A completion target of fourth-quarter 2019 is set for a new underwater link between the electricity grids of Ontario, 13 Mid-Atlantic and Midwestern U.S. states and the District of Columbia by a construction application to Canada's National Energy Board (NEB).

A project description was filed earlier this year (see Daily GPI, Feb. 4).

Rising environmental standards enhance economic attractions of the US$1 billion (C$1.2 billion) proposal for the 1,000 MW Lake Erie Connector, said the sponsor of the 117-kilometer (72-mile) power transmission line, ITC Holdings Corp.

The new direct line between Ontario's Independent Electric System Operator (IESO) and PJM Interconnection in the United States would lop more than 50% off transaction costs of using current power trading paths, said a supporting study by The Brattle Group.

Expenses are forecast to be US$7.00 (C$8.40) per megawatt hour, as opposed to US$14.50-15.20 (C$17.40-18.25) for established routes around the lake and into the PJM market via the New York Independent System Operator and Midcontinent Independent System Operator.

Power prices in the PJM region -- which includes Delaware, Illinois, Indiana, Kentucky, Maryland, Michigan, New Jersey, North Carolina, Ohio, Pennsylvania, Tennessee, Virginia, West Virginia and Washington, DC -- are already higher than in Ontario for 60-90% of all hours in the year, the study observes.

The PJM premiums are rated as liable to be increased by emerging policies of the states and the U.S. Environmental Protection Agency, which are evolving carbon emissions penalties and requirements to obtain growing shares of supplies from clean power sources directly or by buying credits to offset lingering polluters.

Ontario already has a relatively green generation portfolio, with 38% of the province's power coming from atomic energy plants, 25% from hydroelectric dams and 7% from wind turbines. Since all coal-fired sites have been shut down, just 29% of Ontario electricity is owed to thermal power stations and they burn only the cleanest fossil fuel, natural gas.

In the more heavily populated PJM region, 40% of the power used by 61 million consumers still comes from coal-fired plants, said the Brattle market review. Another 31% is generated using natural gas and 18% originates at atomic plants, leaving only a small minority coming from renewable energy sources.

ITC's construction application includes a preliminary favorable finding on the proposed Lake Erie Connector from the IESO, saying no potential harm to Ontario can be found in the proposal. The filing with the NEB adds that its U.S. counterpart, the Federal Energy Regulatory Commission, has approved a process of soliciting formal bids for transmission capacity.

ITC's project application assures the NEB, "The Lake Erie Connector is being developed as a merchant transmission line project. It will be financially supported by commitments from transmission customers who will purchase capacity on the transmission line. Neither Ontario nor PJM electricity ratepayers will be required to support the cost of developing, operating or maintaining the project."

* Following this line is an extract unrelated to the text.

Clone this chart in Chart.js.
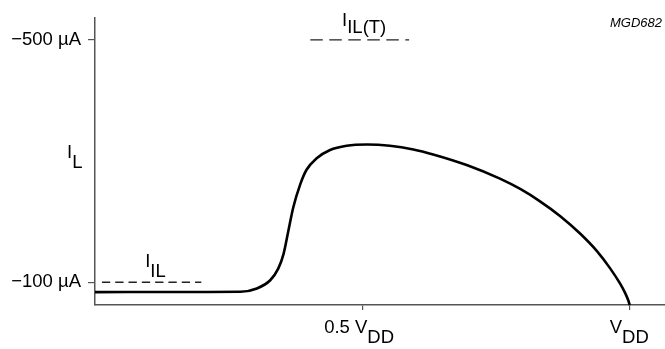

The proposed Lake Erie Connector is designed as an example of the current best in power lines, high-voltage direct current (HVDC). The technology concentrates big loads into a compact package and uses transformers to convert deliveries into the less efficient consumer product, alternating current.

ITC adds, "Notably an important feature of the project's HVDC technology is that it is bidirectional and power flow and direction can be directly and immediately controlled by operators or automatic control devices to respond to changing system and market conditions."

The NEB filing said, "Accordingly, the project provides optionality for transmission customers to take advantage of daily or hourly changes in market conditions. Likewise, it enhances system operators' ability to respond to emergency and unforeseen events," such as notorious ice storms in Ontario and the Great Lakes and Atlantic regions.